Exercise requirements >> Exclude the pictures and reproduce the remaining data exactly as written.

◆ ◆ ◆ ◆ ◆ ◆ ◆

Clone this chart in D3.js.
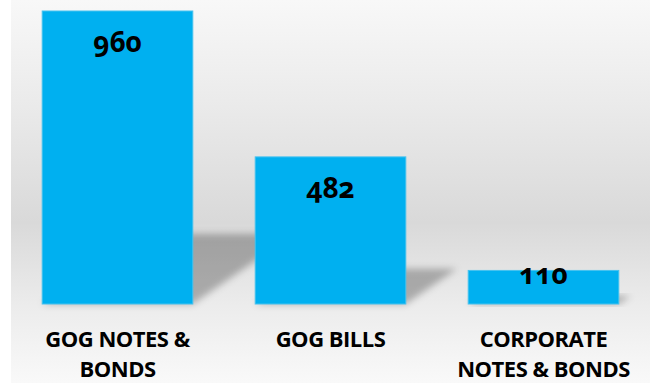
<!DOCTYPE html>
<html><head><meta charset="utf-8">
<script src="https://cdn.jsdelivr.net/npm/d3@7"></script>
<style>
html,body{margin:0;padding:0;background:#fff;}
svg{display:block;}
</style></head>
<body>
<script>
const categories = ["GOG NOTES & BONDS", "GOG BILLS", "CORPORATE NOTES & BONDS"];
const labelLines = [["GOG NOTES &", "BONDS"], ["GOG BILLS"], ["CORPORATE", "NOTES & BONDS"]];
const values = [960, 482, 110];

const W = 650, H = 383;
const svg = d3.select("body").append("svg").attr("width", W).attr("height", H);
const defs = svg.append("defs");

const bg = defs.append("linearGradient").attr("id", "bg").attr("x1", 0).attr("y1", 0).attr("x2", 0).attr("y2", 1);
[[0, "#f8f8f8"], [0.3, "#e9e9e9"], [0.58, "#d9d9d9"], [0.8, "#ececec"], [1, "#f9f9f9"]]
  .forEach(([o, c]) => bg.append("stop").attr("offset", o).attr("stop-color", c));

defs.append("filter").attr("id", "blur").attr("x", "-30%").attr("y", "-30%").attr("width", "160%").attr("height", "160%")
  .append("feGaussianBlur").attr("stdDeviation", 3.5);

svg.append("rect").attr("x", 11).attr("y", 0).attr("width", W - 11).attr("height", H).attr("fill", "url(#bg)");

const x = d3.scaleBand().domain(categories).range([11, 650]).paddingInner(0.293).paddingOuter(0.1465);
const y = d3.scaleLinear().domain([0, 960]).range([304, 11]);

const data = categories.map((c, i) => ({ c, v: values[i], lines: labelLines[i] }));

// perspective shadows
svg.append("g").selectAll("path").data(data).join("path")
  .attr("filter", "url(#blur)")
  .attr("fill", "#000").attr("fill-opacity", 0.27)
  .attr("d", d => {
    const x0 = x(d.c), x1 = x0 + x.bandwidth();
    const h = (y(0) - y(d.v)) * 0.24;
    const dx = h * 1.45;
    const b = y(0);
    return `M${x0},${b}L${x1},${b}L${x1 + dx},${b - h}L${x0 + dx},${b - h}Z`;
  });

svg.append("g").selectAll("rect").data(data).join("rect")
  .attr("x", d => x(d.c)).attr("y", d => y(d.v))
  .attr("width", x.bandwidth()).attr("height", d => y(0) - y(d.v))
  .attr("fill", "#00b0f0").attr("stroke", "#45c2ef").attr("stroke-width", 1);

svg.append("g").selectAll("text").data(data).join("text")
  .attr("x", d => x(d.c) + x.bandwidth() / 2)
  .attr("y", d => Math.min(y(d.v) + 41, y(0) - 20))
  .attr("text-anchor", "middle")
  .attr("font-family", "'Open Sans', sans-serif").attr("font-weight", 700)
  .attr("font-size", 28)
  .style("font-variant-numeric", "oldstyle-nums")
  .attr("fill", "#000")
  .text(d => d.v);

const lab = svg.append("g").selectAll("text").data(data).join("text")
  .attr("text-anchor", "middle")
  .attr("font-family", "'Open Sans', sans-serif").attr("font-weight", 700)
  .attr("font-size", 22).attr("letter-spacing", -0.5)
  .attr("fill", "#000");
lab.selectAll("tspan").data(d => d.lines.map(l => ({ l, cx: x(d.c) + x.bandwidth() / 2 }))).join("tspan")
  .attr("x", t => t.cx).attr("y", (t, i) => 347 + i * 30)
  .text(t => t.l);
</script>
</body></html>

◆ ◆ ◆ ◆ ◆ ◆ ◆

Solution to this task >>
Clone this chart in D3.js.
<!DOCTYPE html>
<html><head><meta charset="utf-8">
<script src="https://cdn.jsdelivr.net/npm/d3@7"></script>
<style>
html,body{margin:0;padding:0;background:#fff;}
svg{display:block;}
</style></head>
<body>
<script>
const categories = ["GOG NOTES & BONDS", "GOG BILLS", "CORPORATE NOTES & BONDS"];
const labelLines = [["GOG NOTES &", "BONDS"], ["GOG BILLS"], ["CORPORATE", "NOTES & BONDS"]];
const values = [960, 482, 110];

const W = 650, H = 383;
const svg = d3.select("body").append("svg").attr("width", W).attr("height", H);
const defs = svg.append("defs");

const bg = defs.append("linearGradient").attr("id", "bg").attr("x1", 0).attr("y1", 0).attr("x2", 0).attr("y2", 1);
[[0, "#f8f8f8"], [0.3, "#e9e9e9"], [0.58, "#d9d9d9"], [0.8, "#ececec"], [1, "#f9f9f9"]]
  .forEach(([o, c]) => bg.append("stop").attr("offset", o).attr("stop-color", c));

defs.append("filter").attr("id", "blur").attr("x", "-30%").attr("y", "-30%").attr("width", "160%").attr("height", "160%")
  .append("feGaussianBlur").attr("stdDeviation", 3.5);

svg.append("rect").attr("x", 11).attr("y", 0).attr("width", W - 11).attr("height", H).attr("fill", "url(#bg)");

const x = d3.scaleBand().domain(categories).range([11, 650]).paddingInner(0.293).paddingOuter(0.1465);
const y = d3.scaleLinear().domain([0, 960]).range([304, 11]);

const data = categories.map((c, i) => ({ c, v: values[i], lines: labelLines[i] }));

// perspective shadows
svg.append("g").selectAll("path").data(data).join("path")
  .attr("filter", "url(#blur)")
  .attr("fill", "#000").attr("fill-opacity", 0.27)
  .attr("d", d => {
    const x0 = x(d.c), x1 = x0 + x.bandwidth();
    const h = (y(0) - y(d.v)) * 0.24;
    const dx = h * 1.45;
    const b = y(0);
    return `M${x0},${b}L${x1},${b}L${x1 + dx},${b - h}L${x0 + dx},${b - h}Z`;
  });

svg.append("g").selectAll("rect").data(data).join("rect")
  .attr("x", d => x(d.c)).attr("y", d => y(d.v))
  .attr("width", x.bandwidth()).attr("height", d => y(0) - y(d.v))
  .attr("fill", "#00b0f0").attr("stroke", "#45c2ef").attr("stroke-width", 1);

svg.append("g").selectAll("text").data(data).join("text")
  .attr("x", d => x(d.c) + x.bandwidth() / 2)
  .attr("y", d => Math.min(y(d.v) + 41, y(0) - 20))
  .attr("text-anchor", "middle")
  .attr("font-family", "'Open Sans', sans-serif").attr("font-weight", 700)
  .attr("font-size", 28)
  .style("font-variant-numeric", "oldstyle-nums")
  .attr("fill", "#000")
  .text(d => d.v);

const lab = svg.append("g").selectAll("text").data(data).join("text")
  .attr("text-anchor", "middle")
  .attr("font-family", "'Open Sans', sans-serif").attr("font-weight", 700)
  .attr("font-size", 22).attr("letter-spacing", -0.5)
  .attr("fill", "#000");
lab.selectAll("tspan").data(d => d.lines.map(l => ({ l, cx: x(d.c) + x.bandwidth() / 2 }))).join("tspan")
  .attr("x", t => t.cx).attr("y", (t, i) => 347 + i * 30)
  .text(t => t.l);
</script>
</body></html>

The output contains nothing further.